The first-order approximation is obtained by expanding $\mb {m}_ i(\mb {X}_ i, \bphi , \mb {u}_ i)$ with a one-term Taylor series expansion about $\mb {u}_ i = \mb {0}$ , resulting in the approximation

$\begin{align*} p(\mb {y}_ i | \mb {X}_ i, \bphi , \mb {u}_ i) & \approx (2 \pi )^{-n_ i/2} \left| \mb {R}_ i(\mb {X}_ i,\bphi ) \right| ^{-1/2} \\ & \exp \left( -(1/2) \left[ \mb {y}_ i - \mb {m}_ i(\mb {X}_ i,\bphi ,\mb {0}) - \mb {Z}_ i(\mb {X}_ i,\bphi ) \mb {u}_ i \right]^\prime \right. \\ & \left. \vphantom {-(1/2) \left[ \mb {y}_ i - \mb {m}_ i(\mb {X}_ i,\bphi ,\mb {0}) - \mb {Z}_ i(\mb {X}_ i,\bphi ) \mb {u}_ i \right]^\prime }\mb {R}_ i(\mb {X}_ i,\bphi )^{-1} \left[ \mb {y}_ i - \mb {m}_ i(\mb {X}_ i,\bphi ,\mb {0}) - \mb {Z}_ i(\mb {X}_ i,\bphi ) \mb {u}_ i \right] \right) \end{align*}$

where $\mb {Z}_ i(\mb {X}_ i,\bphi )$ is the Jacobian matrix $\partial \mb {m}_ i(\mb {X}_ i,\bphi ,\mb {u}_ i) / \partial \mb {u}_ i$ evaluated at $\mb {u}_ i = \mb {0}$ .

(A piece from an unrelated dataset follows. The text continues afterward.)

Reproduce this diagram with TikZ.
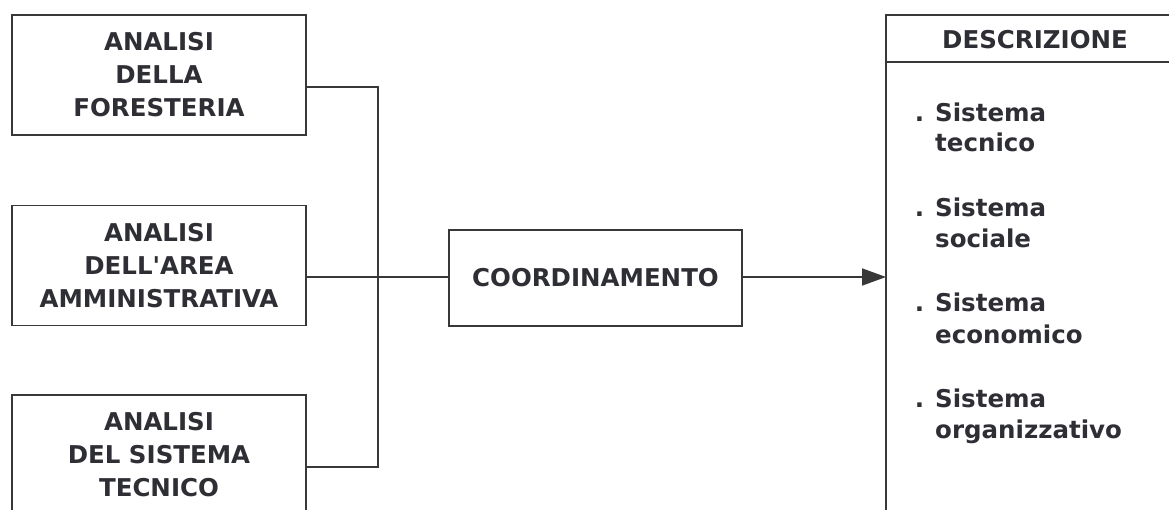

Assuming that $q(\mb {u}_ i | \bxi )$ is normal with mean $\mb {0}$ and variance matrix $\mb {G}(\bxi )$ , the first-order integral approximation is computable in closed form after completing the square:

$\begin{align*} \int p(\mb {y}_ i | \mb {X}_ i, \bphi , \mb {u}_ i) q(\mb {u}_ i | \bxi )\, d \mb {u}_ i & \approx (2 \pi )^{-n_ i/2} \left| \mb {V}_ i(\mb {X}_ i,\btheta ) \right|^{-1/2} \\ & \exp \left( -(1/2) \left[ \mb {y}_ i - \mb {m}_ i(\mb {X}_ i,\bphi ,\mb {0}) \right]^\prime \mb {V}_ i(\mb {X}_ i,\btheta )^{-1} \left[ \mb {y}_ i - \mb {m}_ i(\mb {X}_ i,\bphi ,\mb {0}) \right] \right) \end{align*}$

where $\mb {V}_ i(\mb {X}_ i,\btheta ) = \mb {Z}_ i(\mb {X}_ i,\bphi ) \mb {G}(\bxi ) \mb {Z}_ i(\mb {X}_ i,\bphi )^\prime + \mb {R}_ i(\mb {X}_ i,\bphi )$ . The resulting approximation for $f(\btheta )$ is then minimized over $\btheta = [\bphi , \bxi ]$ to obtain the first-order estimates. PROC NLMIXED uses finite-difference derivatives of the first-order integral approximation when carrying out the default dual quasi-Newton optimization.